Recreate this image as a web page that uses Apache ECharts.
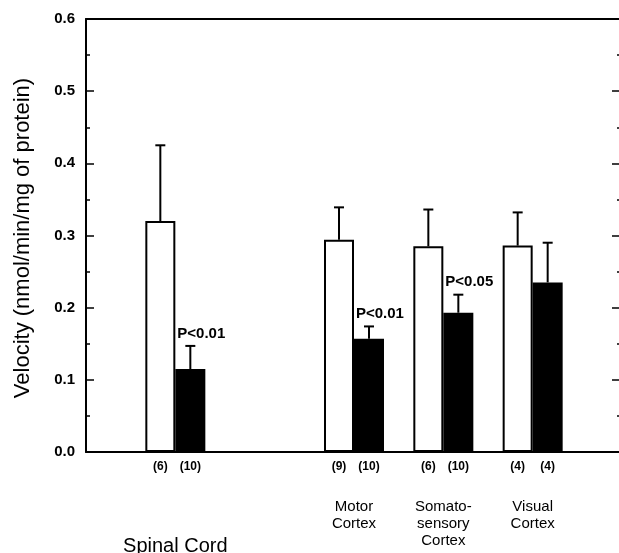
<!DOCTYPE html>
<html><head><meta charset="utf-8">
<script src="https://cdn.jsdelivr.net/npm/echarts@6/dist/echarts.min.js"></script>
<style>html,body{margin:0;padding:0;background:#fff}#c{width:619px;height:553px}</style>
</head><body><div id="c"></div>
<script>
// Category slots along the x axis (empty slots are gaps in the original layout)
const slots = ['', 'Spinal Cord', '', 'Motor\nCortex', 'Somato-\nsensory\nCortex', 'Visual\nCortex', ''];
const controlMean = [null, 0.320, null, 0.294, 0.285, 0.286, null];
const controlSEM  = [null, 0.105, null, 0.045, 0.051, 0.046, null];
const treatedMean = [null, 0.115, null, 0.157, 0.193, 0.235, null];
const treatedSEM  = [null, 0.032, null, 0.017, 0.025, 0.055, null];
const nControl = ['', '(6)', '', '(9)', '(6)', '(4)', ''];
const nTreated = ['', '(10)', '', '(10)', '(10)', '(4)', ''];
const pLabels  = ['', 'P<0.01', '', 'P<0.01', 'P<0.05', '', ''];
const yTitle = 'Velocity (nmol/min/mg of protein)';

const FONT = '"Liberation Sans", Arial, Helvetica, sans-serif';
const BAR_W = 30;

const errData = [], errText = [];
slots.forEach((s, i) => {
  if (controlMean[i] != null) { errData.push([i, controlMean[i], controlMean[i] + controlSEM[i], -1]); errText.push(''); }
  if (treatedMean[i] != null) { errData.push([i, treatedMean[i], treatedMean[i] + treatedSEM[i], 1]); errText.push(pLabels[i]); }
});

function renderErr(params, api) {
  const i = api.value(0), m = api.value(1), t = api.value(2), side = api.value(3);
  const b = api.coord([i, m]), top = api.coord([i, t]);
  const x = b[0] + side * BAR_W / 2;
  const children = [
    {type: 'line', shape: {x1: x, y1: b[1], x2: x, y2: top[1]}, style: {stroke: '#000', lineWidth: 2}},
    {type: 'line', shape: {x1: x - 5, y1: top[1], x2: x + 5, y2: top[1]}, style: {stroke: '#000', lineWidth: 2}}
  ];
  const lab = errText[params.dataIndex];
  if (lab) {
    children.push({type: 'text', style: {text: lab, x: b[0] + 2, y: top[1] - 5, align: 'left', verticalAlign: 'bottom',
      fontSize: 15, fontWeight: 'bold', fontFamily: FONT, fill: '#000'}});
  }
  return {type: 'group', children};
}

const chart = echarts.init(document.getElementById('c'), null, {renderer: 'canvas'});
chart.setOption({
  animation: false,
  backgroundColor: '#fff',
  grid: {left: 86, right: -3, top: 19, bottom: 101, containLabel: false, outerBoundsMode: 'none'},
  xAxis: [
    {type: 'category', data: slots, boundaryGap: false, position: 'bottom',
     axisLine: {lineStyle: {color: '#000', width: 2}}, axisTick: {show: false},
     axisLabel: {interval: 0, margin: 9, color: '#000',
       formatter: (v, i) => nControl[i] ? '{a|' + nControl[i] + '}{b|' + nTreated[i] + '}' : '',
       rich: {a: {width: 30, align: 'center', fontSize: 12, fontWeight: 'bold', fontFamily: FONT, color: '#000'},
              b: {width: 30, align: 'center', fontSize: 12, fontWeight: 'bold', fontFamily: FONT, color: '#000'}}},
     splitLine: {show: false}},
    {type: 'category', data: slots, boundaryGap: false, position: 'bottom',
     axisLine: {show: false}, axisTick: {show: false},
     axisLabel: {interval: 0, margin: 46, color: '#000',
       formatter: (v, i) => {
         if (!v) return '';
         if (i === 1) return '{s|' + v + '}';
         return v.split('\n').map(t => '{c|' + t + '}').join('\n');
       },
       rich: {s: {fontSize: 20, fontFamily: FONT, color: '#000', padding: [38, 0, 0, 0]},
              c: {fontSize: 15, lineHeight: 17, fontFamily: FONT, color: '#000'}}},
     splitLine: {show: false}},
    {type: 'category', data: slots, boundaryGap: false, position: 'top',
     axisLine: {lineStyle: {color: '#000', width: 2}}, axisTick: {show: false}, axisLabel: {show: false}, splitLine: {show: false}}
  ],
  yAxis: [
    {type: 'value', min: 0, max: 0.6, interval: 0.1, position: 'left',
     axisLine: {show: true, lineStyle: {color: '#000', width: 2}},
     axisTick: {show: true, inside: true, length: 8, lineStyle: {color: '#000', width: 1.5}},
     minorTick: {show: true, splitNumber: 2, length: 4, lineStyle: {color: '#000', width: 1.5}},
     axisLabel: {formatter: v => v.toFixed(1), fontSize: 15, fontWeight: 'bold', fontFamily: FONT, color: '#000', margin: 11},
     splitLine: {show: false}},
    {type: 'value', min: 0, max: 0.6, interval: 0.1, position: 'right',
     axisLine: {show: false},
     axisTick: {show: true, inside: true, length: 10, lineStyle: {color: '#000', width: 1.5}},
     minorTick: {show: true, splitNumber: 2, length: 5, lineStyle: {color: '#000', width: 1.5}},
     axisLabel: {show: false}, splitLine: {show: false}}
  ],
  graphic: [{type: 'text', x: 23, y: 238, rotation: Math.PI / 2,
    style: {text: yTitle, align: 'center', verticalAlign: 'middle', fontSize: 22, fontFamily: FONT, fill: '#000'}}],
  series: [
    {name: 'Control', type: 'bar', data: controlMean, barWidth: BAR_W, barGap: '0%',
     itemStyle: {color: '#fff', borderColor: '#000', borderWidth: 2}},
    {name: 'Treated', type: 'bar', data: treatedMean, barWidth: BAR_W, barGap: '0%',
     itemStyle: {color: '#000', borderColor: '#000', borderWidth: 0}},
    {name: 'err', type: 'custom', data: errData, renderItem: renderErr, z: 5,
     encode: {x: 0, y: [1, 2]}}
  ]
});
</script></body></html>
-.-.-
* Exercise
Set the pictures aside and transcribe the data above exactly.

* Exercise output
Recreate this image as a web page that uses Apache ECharts.
<!DOCTYPE html>
<html><head><meta charset="utf-8">
<script src="https://cdn.jsdelivr.net/npm/echarts@6/dist/echarts.min.js"></script>
<style>html,body{margin:0;padding:0;background:#fff}#c{width:619px;height:553px}</style>
</head><body><div id="c"></div>
<script>
// Category slots along the x axis (empty slots are gaps in the original layout)
const slots = ['', 'Spinal Cord', '', 'Motor\nCortex', 'Somato-\nsensory\nCortex', 'Visual\nCortex', ''];
const controlMean = [null, 0.320, null, 0.294, 0.285, 0.286, null];
const controlSEM  = [null, 0.105, null, 0.045, 0.051, 0.046, null];
const treatedMean = [null, 0.115, null, 0.157, 0.193, 0.235, null];
const treatedSEM  = [null, 0.032, null, 0.017, 0.025, 0.055, null];
const nControl = ['', '(6)', '', '(9)', '(6)', '(4)', ''];
const nTreated = ['', '(10)', '', '(10)', '(10)', '(4)', ''];
const pLabels  = ['', 'P<0.01', '', 'P<0.01', 'P<0.05', '', ''];
const yTitle = 'Velocity (nmol/min/mg of protein)';

const FONT = '"Liberation Sans", Arial, Helvetica, sans-serif';
const BAR_W = 30;

const errData = [], errText = [];
slots.forEach((s, i) => {
  if (controlMean[i] != null) { errData.push([i, controlMean[i], controlMean[i] + controlSEM[i], -1]); errText.push(''); }
  if (treatedMean[i] != null) { errData.push([i, treatedMean[i], treatedMean[i] + treatedSEM[i], 1]); errText.push(pLabels[i]); }
});

function renderErr(params, api) {
  const i = api.value(0), m = api.value(1), t = api.value(2), side = api.value(3);
  const b = api.coord([i, m]), top = api.coord([i, t]);
  const x = b[0] + side * BAR_W / 2;
  const children = [
    {type: 'line', shape: {x1: x, y1: b[1], x2: x, y2: top[1]}, style: {stroke: '#000', lineWidth: 2}},
    {type: 'line', shape: {x1: x - 5, y1: top[1], x2: x + 5, y2: top[1]}, style: {stroke: '#000', lineWidth: 2}}
  ];
  const lab = errText[params.dataIndex];
  if (lab) {
    children.push({type: 'text', style: {text: lab, x: b[0] + 2, y: top[1] - 5, align: 'left', verticalAlign: 'bottom',
      fontSize: 15, fontWeight: 'bold', fontFamily: FONT, fill: '#000'}});
  }
  return {type: 'group', children};
}

const chart = echarts.init(document.getElementById('c'), null, {renderer: 'canvas'});
chart.setOption({
  animation: false,
  backgroundColor: '#fff',
  grid: {left: 86, right: -3, top: 19, bottom: 101, containLabel: false, outerBoundsMode: 'none'},
  xAxis: [
    {type: 'category', data: slots, boundaryGap: false, position: 'bottom',
     axisLine: {lineStyle: {color: '#000', width: 2}}, axisTick: {show: false},
     axisLabel: {interval: 0, margin: 9, color: '#000',
       formatter: (v, i) => nControl[i] ? '{a|' + nControl[i] + '}{b|' + nTreated[i] + '}' : '',
       rich: {a: {width: 30, align: 'center', fontSize: 12, fontWeight: 'bold', fontFamily: FONT, color: '#000'},
              b: {width: 30, align: 'center', fontSize: 12, fontWeight: 'bold', fontFamily: FONT, color: '#000'}}},
     splitLine: {show: false}},
    {type: 'category', data: slots, boundaryGap: false, position: 'bottom',
     axisLine: {show: false}, axisTick: {show: false},
     axisLabel: {interval: 0, margin: 46, color: '#000',
       formatter: (v, i) => {
         if (!v) return '';
         if (i === 1) return '{s|' + v + '}';
         return v.split('\n').map(t => '{c|' + t + '}').join('\n');
       },
       rich: {s: {fontSize: 20, fontFamily: FONT, color: '#000', padding: [38, 0, 0, 0]},
              c: {fontSize: 15, lineHeight: 17, fontFamily: FONT, color: '#000'}}},
     splitLine: {show: false}},
    {type: 'category', data: slots, boundaryGap: false, position: 'top',
     axisLine: {lineStyle: {color: '#000', width: 2}}, axisTick: {show: false}, axisLabel: {show: false}, splitLine: {show: false}}
  ],
  yAxis: [
    {type: 'value', min: 0, max: 0.6, interval: 0.1, position: 'left',
     axisLine: {show: true, lineStyle: {color: '#000', width: 2}},
     axisTick: {show: true, inside: true, length: 8, lineStyle: {color: '#000', width: 1.5}},
     minorTick: {show: true, splitNumber: 2, length: 4, lineStyle: {color: '#000', width: 1.5}},
     axisLabel: {formatter: v => v.toFixed(1), fontSize: 15, fontWeight: 'bold', fontFamily: FONT, color: '#000', margin: 11},
     splitLine: {show: false}},
    {type: 'value', min: 0, max: 0.6, interval: 0.1, position: 'right',
     axisLine: {show: false},
     axisTick: {show: true, inside: true, length: 10, lineStyle: {color: '#000', width: 1.5}},
     minorTick: {show: true, splitNumber: 2, length: 5, lineStyle: {color: '#000', width: 1.5}},
     axisLabel: {show: false}, splitLine: {show: false}}
  ],
  graphic: [{type: 'text', x: 23, y: 238, rotation: Math.PI / 2,
    style: {text: yTitle, align: 'center', verticalAlign: 'middle', fontSize: 22, fontFamily: FONT, fill: '#000'}}],
  series: [
    {name: 'Control', type: 'bar', data: controlMean, barWidth: BAR_W, barGap: '0%',
     itemStyle: {color: '#fff', borderColor: '#000', borderWidth: 2}},
    {name: 'Treated', type: 'bar', data: treatedMean, barWidth: BAR_W, barGap: '0%',
     itemStyle: {color: '#000', borderColor: '#000', borderWidth: 0}},
    {name: 'err', type: 'custom', data: errData, renderItem: renderErr, z: 5,
     encode: {x: 0, y: [1, 2]}}
  ]
});
</script></body></html>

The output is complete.